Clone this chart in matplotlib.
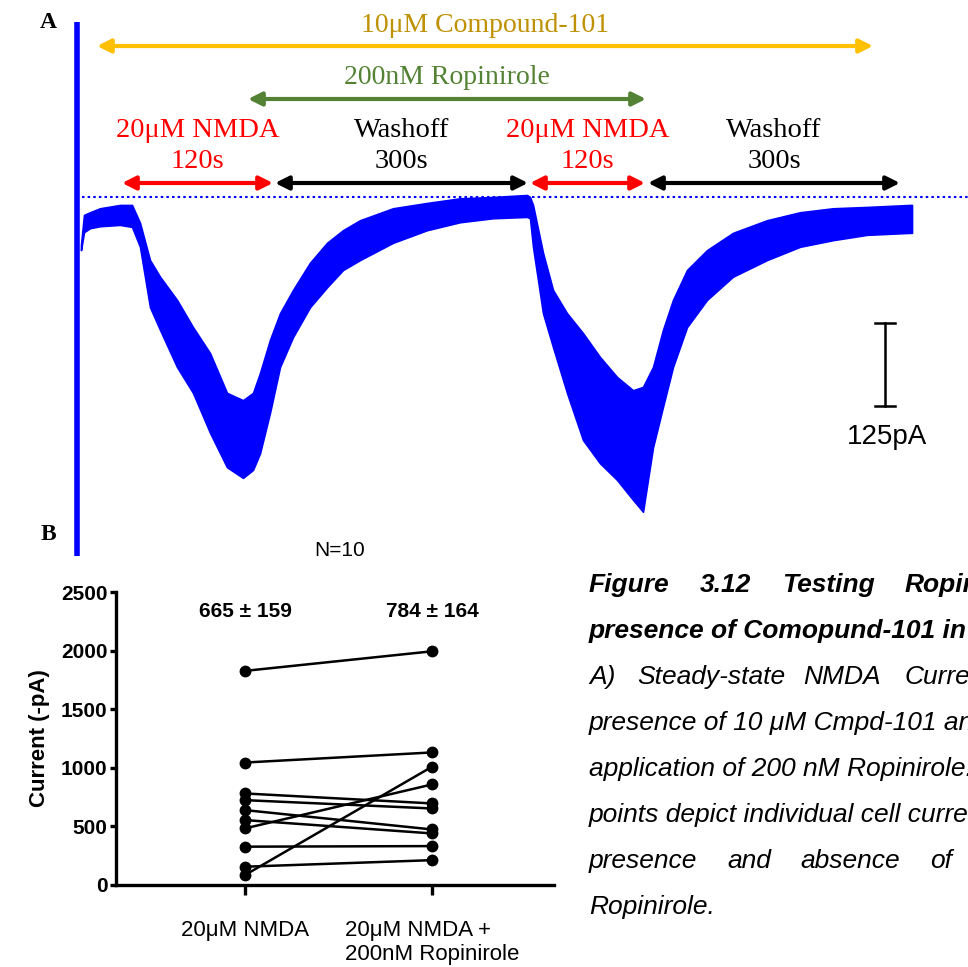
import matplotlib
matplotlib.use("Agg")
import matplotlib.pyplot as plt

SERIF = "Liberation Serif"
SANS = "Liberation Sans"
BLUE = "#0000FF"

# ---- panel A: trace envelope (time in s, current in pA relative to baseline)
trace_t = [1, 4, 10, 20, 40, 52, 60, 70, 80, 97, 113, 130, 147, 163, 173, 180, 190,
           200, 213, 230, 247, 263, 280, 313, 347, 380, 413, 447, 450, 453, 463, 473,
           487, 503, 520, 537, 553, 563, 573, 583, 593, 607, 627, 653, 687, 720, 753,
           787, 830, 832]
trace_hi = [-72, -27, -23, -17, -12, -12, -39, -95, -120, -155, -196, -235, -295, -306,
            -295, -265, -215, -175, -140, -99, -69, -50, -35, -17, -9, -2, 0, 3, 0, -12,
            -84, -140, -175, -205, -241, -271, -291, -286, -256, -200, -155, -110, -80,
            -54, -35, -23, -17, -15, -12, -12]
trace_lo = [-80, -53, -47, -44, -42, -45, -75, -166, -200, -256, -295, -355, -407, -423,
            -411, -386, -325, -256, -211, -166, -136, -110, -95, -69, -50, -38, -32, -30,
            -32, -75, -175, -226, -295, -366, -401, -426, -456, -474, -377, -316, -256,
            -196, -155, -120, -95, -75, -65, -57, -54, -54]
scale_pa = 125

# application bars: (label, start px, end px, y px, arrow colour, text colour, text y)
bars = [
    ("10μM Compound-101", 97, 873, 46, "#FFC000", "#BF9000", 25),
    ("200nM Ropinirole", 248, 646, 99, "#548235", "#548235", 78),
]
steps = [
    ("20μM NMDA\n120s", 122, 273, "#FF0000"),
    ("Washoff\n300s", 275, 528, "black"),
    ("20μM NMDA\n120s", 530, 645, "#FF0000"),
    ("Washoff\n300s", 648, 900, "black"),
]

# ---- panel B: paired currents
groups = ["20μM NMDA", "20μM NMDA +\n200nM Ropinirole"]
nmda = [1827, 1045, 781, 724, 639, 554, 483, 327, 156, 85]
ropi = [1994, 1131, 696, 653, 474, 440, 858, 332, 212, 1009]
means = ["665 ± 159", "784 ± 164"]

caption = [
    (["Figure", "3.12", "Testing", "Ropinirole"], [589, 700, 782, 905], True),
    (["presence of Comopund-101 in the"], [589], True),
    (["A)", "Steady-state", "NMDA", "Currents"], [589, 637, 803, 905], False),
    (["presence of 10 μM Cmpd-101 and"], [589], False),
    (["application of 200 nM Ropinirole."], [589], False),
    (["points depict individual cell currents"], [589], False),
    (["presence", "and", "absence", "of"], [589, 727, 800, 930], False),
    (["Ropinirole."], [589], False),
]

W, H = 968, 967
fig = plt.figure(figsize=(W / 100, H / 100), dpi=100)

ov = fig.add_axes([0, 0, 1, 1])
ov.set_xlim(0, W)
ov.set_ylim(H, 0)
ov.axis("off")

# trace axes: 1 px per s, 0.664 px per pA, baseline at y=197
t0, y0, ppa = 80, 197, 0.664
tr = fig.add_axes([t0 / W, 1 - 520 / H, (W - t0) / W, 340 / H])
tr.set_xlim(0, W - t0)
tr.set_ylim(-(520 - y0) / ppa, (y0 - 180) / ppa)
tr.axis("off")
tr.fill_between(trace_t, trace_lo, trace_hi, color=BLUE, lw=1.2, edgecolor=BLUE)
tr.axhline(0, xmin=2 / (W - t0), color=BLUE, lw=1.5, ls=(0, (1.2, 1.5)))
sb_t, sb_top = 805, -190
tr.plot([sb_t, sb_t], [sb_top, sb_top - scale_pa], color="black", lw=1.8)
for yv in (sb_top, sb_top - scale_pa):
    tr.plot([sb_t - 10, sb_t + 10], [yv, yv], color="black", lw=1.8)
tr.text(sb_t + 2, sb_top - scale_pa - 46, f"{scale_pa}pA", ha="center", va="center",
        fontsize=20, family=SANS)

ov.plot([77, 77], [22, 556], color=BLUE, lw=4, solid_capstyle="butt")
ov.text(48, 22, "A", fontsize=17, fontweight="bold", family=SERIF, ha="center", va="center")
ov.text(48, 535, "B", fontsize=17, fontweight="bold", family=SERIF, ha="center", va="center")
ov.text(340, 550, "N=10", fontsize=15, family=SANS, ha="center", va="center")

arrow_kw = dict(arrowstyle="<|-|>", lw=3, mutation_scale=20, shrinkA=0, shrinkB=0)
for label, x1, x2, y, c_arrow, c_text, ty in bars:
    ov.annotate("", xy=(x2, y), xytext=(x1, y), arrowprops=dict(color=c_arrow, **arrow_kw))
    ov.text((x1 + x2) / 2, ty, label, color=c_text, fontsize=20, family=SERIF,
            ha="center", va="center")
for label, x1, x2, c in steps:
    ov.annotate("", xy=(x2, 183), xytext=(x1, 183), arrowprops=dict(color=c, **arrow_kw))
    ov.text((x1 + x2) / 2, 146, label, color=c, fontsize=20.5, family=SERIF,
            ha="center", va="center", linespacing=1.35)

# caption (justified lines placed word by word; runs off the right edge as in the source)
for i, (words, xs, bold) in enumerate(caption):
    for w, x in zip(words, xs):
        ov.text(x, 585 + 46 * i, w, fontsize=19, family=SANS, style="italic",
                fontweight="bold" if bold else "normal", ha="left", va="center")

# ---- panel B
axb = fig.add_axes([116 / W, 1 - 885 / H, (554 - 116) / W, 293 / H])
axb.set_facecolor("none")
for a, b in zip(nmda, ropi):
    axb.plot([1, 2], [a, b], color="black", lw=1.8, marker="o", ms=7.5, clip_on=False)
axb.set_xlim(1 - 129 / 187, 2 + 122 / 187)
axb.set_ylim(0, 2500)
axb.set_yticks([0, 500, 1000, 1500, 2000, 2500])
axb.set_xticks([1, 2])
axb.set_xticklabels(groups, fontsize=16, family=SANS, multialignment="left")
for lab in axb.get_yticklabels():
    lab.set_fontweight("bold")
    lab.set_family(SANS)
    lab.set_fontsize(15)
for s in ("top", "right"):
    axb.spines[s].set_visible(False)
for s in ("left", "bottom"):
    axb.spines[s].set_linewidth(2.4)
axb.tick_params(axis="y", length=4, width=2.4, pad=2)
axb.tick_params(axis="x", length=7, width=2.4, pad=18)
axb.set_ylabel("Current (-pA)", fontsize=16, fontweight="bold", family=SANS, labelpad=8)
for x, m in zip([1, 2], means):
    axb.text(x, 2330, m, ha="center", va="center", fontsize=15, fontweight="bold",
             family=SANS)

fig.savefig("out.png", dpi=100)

Problem to work on: Return all lines containing the word "matplotlib".

Response below:
Clone this chart in matplotlib.
import matplotlib
matplotlib.use("Agg")
import matplotlib.pyplot as plt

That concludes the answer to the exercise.